→ EXERCISE OBJECTIVE
Write out the material exactly. Do not include the pictures.

## Start

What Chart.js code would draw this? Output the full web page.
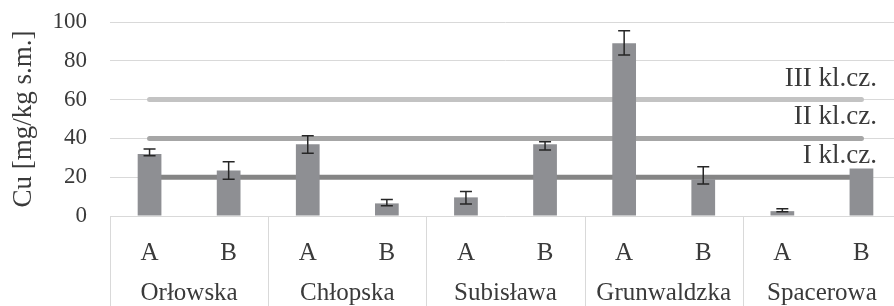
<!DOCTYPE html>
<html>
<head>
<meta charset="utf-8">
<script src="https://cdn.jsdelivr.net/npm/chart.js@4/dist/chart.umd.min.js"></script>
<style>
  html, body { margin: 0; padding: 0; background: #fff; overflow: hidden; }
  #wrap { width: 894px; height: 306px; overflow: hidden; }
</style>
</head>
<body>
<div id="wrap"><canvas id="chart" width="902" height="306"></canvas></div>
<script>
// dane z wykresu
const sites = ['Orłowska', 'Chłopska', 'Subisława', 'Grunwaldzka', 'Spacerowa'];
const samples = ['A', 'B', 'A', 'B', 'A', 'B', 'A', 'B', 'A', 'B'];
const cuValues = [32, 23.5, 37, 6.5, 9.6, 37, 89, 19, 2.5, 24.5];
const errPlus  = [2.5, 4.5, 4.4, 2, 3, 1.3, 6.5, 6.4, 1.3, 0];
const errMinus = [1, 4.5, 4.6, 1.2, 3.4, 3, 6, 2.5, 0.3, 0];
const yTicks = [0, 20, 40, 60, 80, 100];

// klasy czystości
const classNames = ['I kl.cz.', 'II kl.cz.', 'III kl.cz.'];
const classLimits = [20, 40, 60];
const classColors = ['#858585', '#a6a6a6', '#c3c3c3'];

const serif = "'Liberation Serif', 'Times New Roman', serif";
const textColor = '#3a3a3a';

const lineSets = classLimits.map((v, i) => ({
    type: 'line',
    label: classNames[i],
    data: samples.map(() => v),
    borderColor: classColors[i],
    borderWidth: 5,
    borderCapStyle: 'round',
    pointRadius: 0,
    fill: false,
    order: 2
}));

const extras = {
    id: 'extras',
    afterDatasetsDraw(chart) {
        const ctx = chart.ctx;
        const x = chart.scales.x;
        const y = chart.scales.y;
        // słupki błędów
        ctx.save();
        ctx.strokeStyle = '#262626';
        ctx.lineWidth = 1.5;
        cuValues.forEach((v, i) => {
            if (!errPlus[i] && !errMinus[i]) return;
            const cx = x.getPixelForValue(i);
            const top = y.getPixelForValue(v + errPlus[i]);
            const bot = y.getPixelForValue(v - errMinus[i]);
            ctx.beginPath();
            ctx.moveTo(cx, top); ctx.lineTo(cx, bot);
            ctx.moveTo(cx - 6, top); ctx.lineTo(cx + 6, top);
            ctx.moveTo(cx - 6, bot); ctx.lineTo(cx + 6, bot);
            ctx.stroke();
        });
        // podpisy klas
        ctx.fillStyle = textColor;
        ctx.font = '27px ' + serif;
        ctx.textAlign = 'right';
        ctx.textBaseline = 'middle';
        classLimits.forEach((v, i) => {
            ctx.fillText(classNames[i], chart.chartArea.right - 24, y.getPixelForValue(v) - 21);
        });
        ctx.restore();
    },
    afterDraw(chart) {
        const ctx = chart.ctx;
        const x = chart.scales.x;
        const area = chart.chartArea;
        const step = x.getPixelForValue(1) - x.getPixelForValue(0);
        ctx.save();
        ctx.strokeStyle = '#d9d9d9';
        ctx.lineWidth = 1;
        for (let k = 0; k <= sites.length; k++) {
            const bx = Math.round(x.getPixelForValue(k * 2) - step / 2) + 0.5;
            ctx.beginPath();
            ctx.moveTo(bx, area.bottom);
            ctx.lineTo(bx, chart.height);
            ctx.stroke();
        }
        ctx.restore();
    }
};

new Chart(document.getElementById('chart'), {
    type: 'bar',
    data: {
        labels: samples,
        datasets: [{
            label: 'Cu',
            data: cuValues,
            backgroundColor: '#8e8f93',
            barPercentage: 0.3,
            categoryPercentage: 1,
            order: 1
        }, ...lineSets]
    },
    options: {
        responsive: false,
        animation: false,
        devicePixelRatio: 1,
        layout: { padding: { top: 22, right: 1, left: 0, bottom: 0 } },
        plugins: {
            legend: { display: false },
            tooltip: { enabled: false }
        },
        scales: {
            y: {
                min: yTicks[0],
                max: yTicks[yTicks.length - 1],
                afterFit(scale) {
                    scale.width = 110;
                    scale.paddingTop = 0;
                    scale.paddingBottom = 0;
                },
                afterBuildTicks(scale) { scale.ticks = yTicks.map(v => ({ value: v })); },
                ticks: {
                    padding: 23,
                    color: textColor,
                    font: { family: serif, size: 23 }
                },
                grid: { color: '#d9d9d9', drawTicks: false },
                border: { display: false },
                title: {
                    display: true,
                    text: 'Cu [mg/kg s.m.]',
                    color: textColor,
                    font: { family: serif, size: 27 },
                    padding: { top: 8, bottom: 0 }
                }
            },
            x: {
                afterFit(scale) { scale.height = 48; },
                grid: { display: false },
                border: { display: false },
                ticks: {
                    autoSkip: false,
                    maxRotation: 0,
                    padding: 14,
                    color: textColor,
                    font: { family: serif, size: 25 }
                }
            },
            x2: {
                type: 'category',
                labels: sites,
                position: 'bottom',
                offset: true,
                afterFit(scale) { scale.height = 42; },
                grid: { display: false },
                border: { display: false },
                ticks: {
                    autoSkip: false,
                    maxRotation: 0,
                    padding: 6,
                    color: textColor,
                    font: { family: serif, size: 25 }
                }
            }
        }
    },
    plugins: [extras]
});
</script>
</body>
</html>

## End

→ SOLUTION TO THE EXERCISE
What Chart.js code would draw this? Output the full web page.
<!DOCTYPE html>
<html>
<head>
<meta charset="utf-8">
<script src="https://cdn.jsdelivr.net/npm/chart.js@4/dist/chart.umd.min.js"></script>
<style>
  html, body { margin: 0; padding: 0; background: #fff; overflow: hidden; }
  #wrap { width: 894px; height: 306px; overflow: hidden; }
</style>
</head>
<body>
<div id="wrap"><canvas id="chart" width="902" height="306"></canvas></div>
<script>
// dane z wykresu
const sites = ['Orłowska', 'Chłopska', 'Subisława', 'Grunwaldzka', 'Spacerowa'];
const samples = ['A', 'B', 'A', 'B', 'A', 'B', 'A', 'B', 'A', 'B'];
const cuValues = [32, 23.5, 37, 6.5, 9.6, 37, 89, 19, 2.5, 24.5];
const errPlus  = [2.5, 4.5, 4.4, 2, 3, 1.3, 6.5, 6.4, 1.3, 0];
const errMinus = [1, 4.5, 4.6, 1.2, 3.4, 3, 6, 2.5, 0.3, 0];
const yTicks = [0, 20, 40, 60, 80, 100];

// klasy czystości
const classNames = ['I kl.cz.', 'II kl.cz.', 'III kl.cz.'];
const classLimits = [20, 40, 60];
const classColors = ['#858585', '#a6a6a6', '#c3c3c3'];

const serif = "'Liberation Serif', 'Times New Roman', serif";
const textColor = '#3a3a3a';

const lineSets = classLimits.map((v, i) => ({
    type: 'line',
    label: classNames[i],
    data: samples.map(() => v),
    borderColor: classColors[i],
    borderWidth: 5,
    borderCapStyle: 'round',
    pointRadius: 0,
    fill: false,
    order: 2
}));

const extras = {
    id: 'extras',
    afterDatasetsDraw(chart) {
        const ctx = chart.ctx;
        const x = chart.scales.x;
        const y = chart.scales.y;
        // słupki błędów
        ctx.save();
        ctx.strokeStyle = '#262626';
        ctx.lineWidth = 1.5;
        cuValues.forEach((v, i) => {
            if (!errPlus[i] && !errMinus[i]) return;
            const cx = x.getPixelForValue(i);
            const top = y.getPixelForValue(v + errPlus[i]);
            const bot = y.getPixelForValue(v - errMinus[i]);
            ctx.beginPath();
            ctx.moveTo(cx, top); ctx.lineTo(cx, bot);
            ctx.moveTo(cx - 6, top); ctx.lineTo(cx + 6, top);
            ctx.moveTo(cx - 6, bot); ctx.lineTo(cx + 6, bot);
            ctx.stroke();
        });
        // podpisy klas
        ctx.fillStyle = textColor;
        ctx.font = '27px ' + serif;
        ctx.textAlign = 'right';
        ctx.textBaseline = 'middle';
        classLimits.forEach((v, i) => {
            ctx.fillText(classNames[i], chart.chartArea.right - 24, y.getPixelForValue(v) - 21);
        });
        ctx.restore();
    },
    afterDraw(chart) {
        const ctx = chart.ctx;
        const x = chart.scales.x;
        const area = chart.chartArea;
        const step = x.getPixelForValue(1) - x.getPixelForValue(0);
        ctx.save();
        ctx.strokeStyle = '#d9d9d9';
        ctx.lineWidth = 1;
        for (let k = 0; k <= sites.length; k++) {
            const bx = Math.round(x.getPixelForValue(k * 2) - step / 2) + 0.5;
            ctx.beginPath();
            ctx.moveTo(bx, area.bottom);
            ctx.lineTo(bx, chart.height);
            ctx.stroke();
        }
        ctx.restore();
    }
};

new Chart(document.getElementById('chart'), {
    type: 'bar',
    data: {
        labels: samples,
        datasets: [{
            label: 'Cu',
            data: cuValues,
            backgroundColor: '#8e8f93',
            barPercentage: 0.3,
            categoryPercentage: 1,
            order: 1
        }, ...lineSets]
    },
    options: {
        responsive: false,
        animation: false,
        devicePixelRatio: 1,
        layout: { padding: { top: 22, right: 1, left: 0, bottom: 0 } },
        plugins: {
            legend: { display: false },
            tooltip: { enabled: false }
        },
        scales: {
            y: {
                min: yTicks[0],
                max: yTicks[yTicks.length - 1],
                afterFit(scale) {
                    scale.width = 110;
                    scale.paddingTop = 0;
                    scale.paddingBottom = 0;
                },
                afterBuildTicks(scale) { scale.ticks = yTicks.map(v => ({ value: v })); },
                ticks: {
                    padding: 23,
                    color: textColor,
                    font: { family: serif, size: 23 }
                },
                grid: { color: '#d9d9d9', drawTicks: false },
                border: { display: false },
                title: {
                    display: true,
                    text: 'Cu [mg/kg s.m.]',
                    color: textColor,
                    font: { family: serif, size: 27 },
                    padding: { top: 8, bottom: 0 }
                }
            },
            x: {
                afterFit(scale) { scale.height = 48; },
                grid: { display: false },
                border: { display: false },
                ticks: {
                    autoSkip: false,
                    maxRotation: 0,
                    padding: 14,
                    color: textColor,
                    font: { family: serif, size: 25 }
                }
            },
            x2: {
                type: 'category',
                labels: sites,
                position: 'bottom',
                offset: true,
                afterFit(scale) { scale.height = 42; },
                grid: { display: false },
                border: { display: false },
                ticks: {
                    autoSkip: false,
                    maxRotation: 0,
                    padding: 6,
                    color: textColor,
                    font: { family: serif, size: 25 }
                }
            }
        }
    },
    plugins: [extras]
});
</script>
</body>
</html>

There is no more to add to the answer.